On Wednesday Mr Papandreou was summoned to an emergency meeting in Cannes with French President Nicolas Sarkozy and Germany's Chancellor Angela Merkel, where they warned him that Greece must stick to the terms of the EU rescue deal agreed last week.

After the talks Mr Papandreou said the referendum could take place on 4 December and would be focused on "whether we want to remain in the eurozone".

Greece will not get the next tranche of its current bailout funding until after that vote, he was told.

Why call a referendum?

For months Mr Papandreou has faced sharp criticism over his handling of the Greek debt crisis. The attacks have come from colleagues in Pasok, as well as from opposition MPs and thousands of ordinary citizens in the streets.

Greece has been paralysed by public sector strikes, as harsh austerity measures are pushed through to reduce the country's debt mountain.

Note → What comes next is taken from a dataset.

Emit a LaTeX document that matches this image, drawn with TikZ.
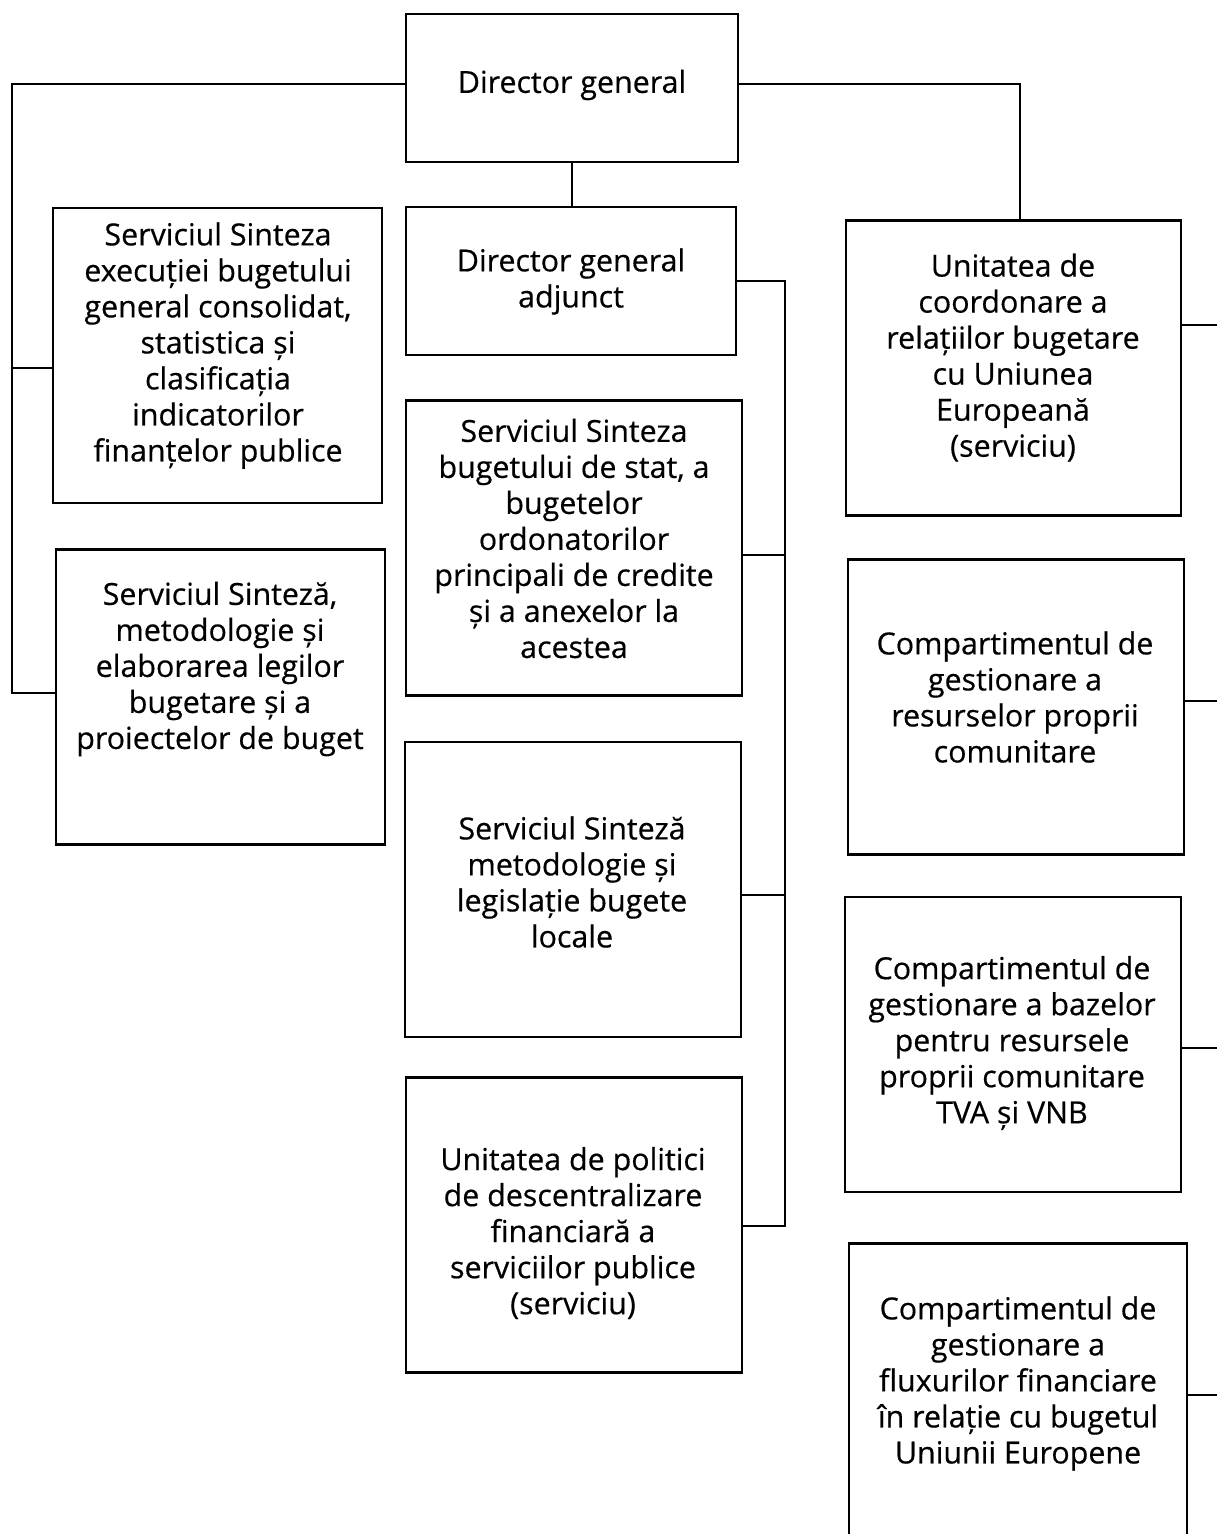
\documentclass[tikz,border=0pt]{standalone}
\usepackage{fontspec}
\setmainfont{Open Sans}[FakeBold=0.5]
\begin{document}
\begin{tikzpicture}[
        x=0.02cm, y=-0.02cm,
        font=\fontsize{17.3}{20.5}\selectfont
    ]
    \tikzset{
        box/.style = {rectangle, draw=black, line width=1.2pt, minimum width=6.7cm, minimum height=5.9cm, inner sep=0pt},
        boxs/.style = {box, minimum height=2.96cm},
        txt/.style = {align=center, inner sep=0pt},
        conn/.style = {-, line width=1pt},
    }
    \useasboundingbox (0,0) rectangle (1217,1534);
    \clip (0,0) rectangle (1217,1534);
    % boxes
    \node[boxs, minimum width=6.64cm] at (572,88) (dg) {};
    \node[boxs, minimum width=6.6cm] at (571,281) (dga) {};
    \node[box, minimum width=6.58cm] at (217.5,355.5) (b1) {};
    \node[box, minimum width=6.58cm] at (220.5,697) (b2) {};
    \node[box, minimum width=6.72cm] at (574,548) (m1) {};
    \node[box, minimum width=6.72cm] at (573,889.5) (m2) {};
    \node[box, minimum width=6.72cm] at (574,1225) (m3) {};
    \node[box, minimum width=6.7cm] at (1013.5,368) (r1) {};
    \node[box, minimum width=6.72cm] at (1016,707) (r2) {};
    \node[box, minimum width=6.72cm] at (1013,1044.5) (r3) {};
    \node[box, minimum width=6.76cm] at (1018,1391) (r4) {};
    % texts
    \node[txt] at (572,85) (dgt) {Director general};
    \node[txt] at (571,281.5) (dgat) {Director general\\adjunct};
    \node[txt] at (218,345.5) (b1t) {Serviciul Sinteza\\execuției bugetului\\general consolidat,\\statistica și\\clasificația\\indicatorilor\\finanțelor publice};
    \node[txt] at (220,669) (b2t) {Serviciul Sinteză,\\metodologie și\\elaborarea legilor\\bugetare și a\\proiectelor de buget};
    \node[txt] at (574,538.5) (m1t) {Serviciul Sinteza\\bugetului de stat, a\\bugetelor\\ordonatorilor\\principali de credite\\și a anexelor la\\acestea};
    \node[txt] at (572,882) (m2t) {Serviciul Sinteză\\metodologie și\\legislație bugete\\locale};
    \node[txt] at (573,1233) (m3t) {Unitatea de politici\\de descentralizare\\financiară a\\serviciilor publice\\(serviciu)};
    \node[txt] at (1013,357.5) (r1t) {Unitatea de\\coordonare a\\relațiilor bugetare\\cu Uniunea\\Europeană\\(serviciu)};
    \node[txt] at (1015,697) (r2t) {Compartimentul de\\gestionare a\\resurselor proprii\\comunitare};
    \node[txt] at (1012,1043) (r3t) {Compartimentul de\\gestionare a bazelor\\pentru resursele\\proprii comunitare\\TVA și VNB};
    \node[txt] at (1018,1383.5) (r4t) {Compartimentul de\\gestionare a\\fluxurilor financiare\\în relație cu bugetul\\Uniunii Europene};
    %
    \coordinate (l0) at (12,84);
    \coordinate (l1) at (12,368);
    \coordinate (l2) at (12,693);
    \coordinate (k0) at (785,281);
    \coordinate (k1) at (785,555);
    \coordinate (k2) at (785,895);
    \coordinate (k3) at (785,1226);
    \coordinate (q0) at (1020,84);
    \coordinate (e1) at (1217,325);
    \coordinate (e2) at (1217,701);
    \coordinate (e3) at (1217,1048);
    \coordinate (e4) at (1217,1395);
    %
    \draw[conn] (dg.south) -- (dg.south |- dga.north);
    \draw[conn] (dg.west |- l0) -- (l0) -- (l2) -- (b2.west |- l2);
    \draw[conn] (l1) -- (b1.west |- l1);
    \draw[conn] (dga.east) -- (k0) -- (k3) -- (m3.east |- k3);
    \draw[conn] (k1) -- (m1.east |- k1);
    \draw[conn] (k2) -- (m2.east |- k2);
    \draw[conn] (dg.east |- q0) -- (q0) -- (q0 |- r1.north);
    %
    \draw[conn] (r1.east |- e1) -- (e1);
    \draw[conn] (r2.east |- e2) -- (e2);
    \draw[conn] (r3.east |- e3) -- (e3);
    \draw[conn] (r4.east |- e4) -- (e4);
\end{tikzpicture}
\end{document}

Critics have accused Mr Papandreou of sacrificing the welfare of his people for the sake of wealthy bankers and other lenders. They say Greece has been made a scapegoat for the ailing eurozone and that the government has allowed Greek sovereignty to be whittled away.

So Mr Papandreou made an unusual choice for unusual times. He wants the plan for a second Greek bailout from the EU and International Monetary Fund - worth 100bn euros (£86bn; $137bn) - to have the nation's clear approval.

The referendum - if it happens - will be the first in Greece since 1974, when the country voted to abolish the monarchy, shortly after a period of military dictatorship.

"The referendum will be a clear mandate and a clear message in and outside Greece on our European course and participation in the euro," a statement from Mr Papandreou's office said.

What would a Greek No vote mean?

There are dire predictions about a No vote. Opinion polls suggest that most Greeks oppose the new EU-IMF bailout plan.

A No vote would make a disorderly default likely for Greece, as its current lenders would regard it as a lost cause. That would mean holders of Greek sovereign bonds taking a big loss - bigger than the 50% write-down that the EU has proposed.

Such a default would almost certainly push Greece out of the eurozone, triggering a chain reaction, as the other "peripheral" eurozone economies - Portugal, Spain, Ireland and Italy - would find it impossible to service their own debts.

France would probably lose its triple-A credit rating, as French banks hold a large pile of Greek debt. A meltdown in the eurozone bond market could ultimately doom the euro.

Yet opinion polls also suggest that most Greeks want to stay in the eurozone. A cleverly phrased referendum question could warn them of disaster if Greece were to abandon the euro - and link that scenario to a rejection of the bailout plan.

As President Sarkozy put it, "now it is up to them to decide if they want to stay in the euro with us".

What does the Greek opposition say?

The leader of the conservative opposition New Democracy party, Antonis Samaras, has called for early elections.

He says he does not disagree with the debt reduction targets - but he rejects Pasok's methods.

He says the government's tax increases have failed to boost revenue - so he wants to renegotiate the bailout terms. He believes cutting income tax and sales tax (VAT) would help reinvigorate the recession-hit Greek economy.

He has also attacked Pasok's plan to put thousands of public employees on reduced wages and "in reserve". He says the austerity "medicine" is too bitter, and proposes a big retraining programme instead.

New Democracy could have a credibility problem with Greece's international partners, however, as the previous New Democracy government of Costas Karamanlis failed to curb the massive accumulation of debt.